L’Inde demeure le premier exportateur mondial de riz en dépit de cette interdiction mais aussi de la taxe de 20% sur le riz étuvé ?

Oui. En 2023, l’Inde a exporté 18 Mt contre 22Mt. Il y a une baisse de 4 Mt mais qui a été en grande partie compensée par les exportations de la Thaïlande et du Vietnam.

La Thaïlande et le Vietnam ont pu reconquérir certains marchés qu’ils avaient perdus par manque de compétitivité par rapport à l’Inde ?

Oui, notamment des marchés africains. Mais cela sera temporaire. C’est pour cela aussi que ces pays n’ont pas fait de la rétention et n’ont pas augmenté exagérément les prix car leur stratégie était de vendre le plus rapidement possible avant le retour de l’Inde.

Ce qui a permis d’éviter une forte hausse des prix du riz ?

Oui. Nous ne sommes pas du tout dans la même situation de 2008 où les prix avaient été multipliés par trois.
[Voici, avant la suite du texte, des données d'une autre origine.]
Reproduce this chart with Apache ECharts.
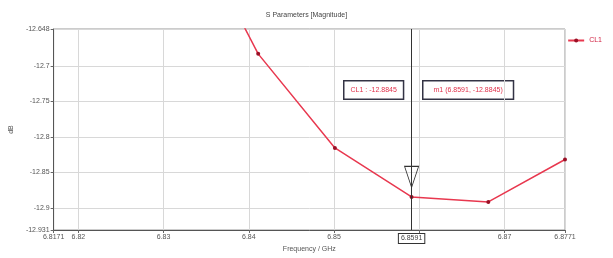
<!DOCTYPE html>
<html>
<head>
<meta charset="utf-8">
<script src="https://cdn.jsdelivr.net/npm/echarts@6/dist/echarts.min.js"></script>
<style>
  html, body { margin: 0; padding: 0; background: #fff; }
  #main { width: 613px; height: 258px; }
</style>
</head>
<body>
<div id="main"></div>
<script>
// 频率 (GHz) 与幅值 (dB)
var freqList = [6.8321, 6.8411, 6.8501, 6.8591, 6.8681, 6.8771];
var dbList = [-12.475, -12.683, -12.8155, -12.8845, -12.8915, -12.8317];
var xTickList = [6.8171, 6.82, 6.83, 6.84, 6.85, 6.86, 6.87, 6.8771];
var xLabelList = [6.8171, 6.82, 6.83, 6.84, 6.85, 6.87, 6.8771];
var yTickList = [-12.931, -12.9, -12.85, -12.8, -12.75, -12.7, -12.648];
var markerFreq = 6.8591;
var markerDb = -12.8845;
var seriesName = 'CL1';

var chart = echarts.init(document.getElementById('main'));
var dataList = [];
for (var i = 0; i < freqList.length; i++) {
  dataList.push([freqList[i], dbList[i]]);
}
var yMin = yTickList[0], yMax = yTickList[yTickList.length - 1];

var option = {
  animation: false,
  title: {
    text: 'S Parameters [Magnitude]',
    left: 'center',
    top: 7,
    textStyle: { fontSize: 7, fontWeight: 'normal', color: '#444', fontFamily: 'Liberation Sans' }
  },
  legend: {
    data: [seriesName],
    right: 6,
    top: 32,
    itemWidth: 16,
    itemHeight: 5,
    itemGap: 2,
    textStyle: { fontSize: 7, color: '#d02040', fontFamily: 'Liberation Sans' }
  },
  grid: {
    left: 52, right: 48, top: 29, bottom: 28,
    show: true, borderColor: '#999', borderWidth: 1
  },
  xAxis: {
    type: 'value',
    min: xTickList[0],
    max: xTickList[xTickList.length - 1],
    name: 'Frequency / GHz',
    nameLocation: 'middle',
    nameGap: 15,
    nameTextStyle: { fontSize: 7, color: '#555', fontFamily: 'Liberation Sans' },
    axisLine: { lineStyle: { color: '#555' } },
    axisTick: { show: true, length: 3, customValues: xTickList, lineStyle: { color: '#666' } },
    axisLabel: {
      customValues: xLabelList, fontSize: 7, color: '#555', margin: 4,
      fontFamily: 'Liberation Sans',
      formatter: function (v) { return String(v); }
    },
    splitLine: { show: true, lineStyle: { color: '#d8d8d8' } }
  },
  yAxis: {
    type: 'value',
    min: yMin,
    max: yMax,
    name: 'dB',
    nameLocation: 'middle',
    nameGap: 38,
    nameTextStyle: { fontSize: 7, color: '#555', fontFamily: 'Liberation Sans' },
    axisLine: { show: true, lineStyle: { color: '#555' } },
    axisTick: { show: true, length: 3, customValues: yTickList, lineStyle: { color: '#666' } },
    axisLabel: {
      customValues: yTickList, fontSize: 7, color: '#555', margin: 4,
      fontFamily: 'Liberation Sans',
      formatter: function (v) { return String(v); }
    },
    splitLine: { show: true, lineStyle: { color: '#d8d8d8' } }
  },
  series: [{
    name: seriesName,
    type: 'line',
    data: dataList,
    clip: true,
    symbol: 'circle',
    symbolSize: 4,
    lineStyle: { color: '#e8384f', width: 1.5 },
    itemStyle: { color: '#9a1026', borderWidth: 0 },
    markLine: {
      silent: true,
      symbol: 'none',
      precision: 4,
      lineStyle: { color: '#333', width: 1, type: 'solid' },
      label: {
        show: true, position: 'start', distance: 4,
        formatter: String(markerFreq), fontSize: 7, color: '#444',
        fontFamily: 'Liberation Sans',
        borderColor: '#333', borderWidth: 1, padding: [1, 2], backgroundColor: '#fff'
      },
      data: [[{ coord: [markerFreq, yMin] }, { coord: [markerFreq, yMax] }]]
    },
    markPoint: {
      silent: true,
      symbol: 'path://M0,0 L14,0 L7,20 Z',
      symbolSize: [14, 21],
      symbolOffset: [0, -20],
      itemStyle: { color: 'rgba(255,255,255,0)', borderColor: '#333', borderWidth: 1 },
      label: { show: false },
      data: [{ coord: [markerFreq, markerDb] }]
    }
  }],
  graphic: [
    {
      type: 'text', left: 343, top: 80,
      style: {
        text: seriesName + ' : ' + markerDb, fill: '#e0304a', fontSize: 7,
        fontFamily: 'Liberation Sans',
        borderColor: '#334', borderWidth: 1.5, padding: [5, 6], backgroundColor: '#fff'
      }
    },
    {
      type: 'text', left: 422, top: 80,
      style: {
        text: 'm1 (' + markerFreq + ', ' + markerDb + ')', fill: '#e0304a', fontSize: 7,
        fontFamily: 'Liberation Sans',
        borderColor: '#334', borderWidth: 1.5, padding: [5, 10], backgroundColor: '#fff'
      }
    }
  ]
};
chart.setOption(option);
</script>
</body>
</html>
En 2008, l’Inde avait cessé totalement d’exporté et pendant trois ans tandis que le Thaïlande et le Vietnam ont limité leurs exportations mais sur une période très courte.

Globalement, nous avons eu une augmentation de 30% des prix mondiaux du riz en 2023.

En début d’année 2023, on craignait qu’El Nino diminue les productions de riz en Asie. L’impact a été finalement faible ?

L’offre mondiale a progressé de 0,5% en 2023 et la consommation a moins augmenté. En particulier, la consommation de la Chine a diminué. En 2023, Pékin a diminué de moitié ses importations de riz par rapport à 2022 où elles avaient atteint 6,6 Mt. La Chine a joué un peu un rôle de régulateur en puisant dans ses importants stocks. Cela a compensé la demande très forte des Philippines et le retour de l’Indonésie.

Quelle perspective pour le second semestre 2024 ? Une baisse des prix avec le retour de l’Inde ?

On s’attend effectivement à un retour de l’Inde après les résultats des élections qui sont finalement attendus pour début juin. C’est ce que le marché anticipe. Les opérateurs attendent une baisse des prix pour le second semestre avec le retour de l’Inde mais aussi parce qu’il va y avoir progressivement l’arrivée de la nouvelle récolte asiatique, la principale à partir de septembre.

Quel pronostic  de prix ?

En début d’année, j’estimais que les prix mondiaux du riz en 2024 vont baisser en moyenne de 10% par rapport à 2023. Pour l’instant, nous avons une augmentation de 10% par rapport à 2023.

Mais cette baisse anticipée des prix de 10% en 2024 ne compensera pas la hausse de 30% sur 2023 par apport à 2022.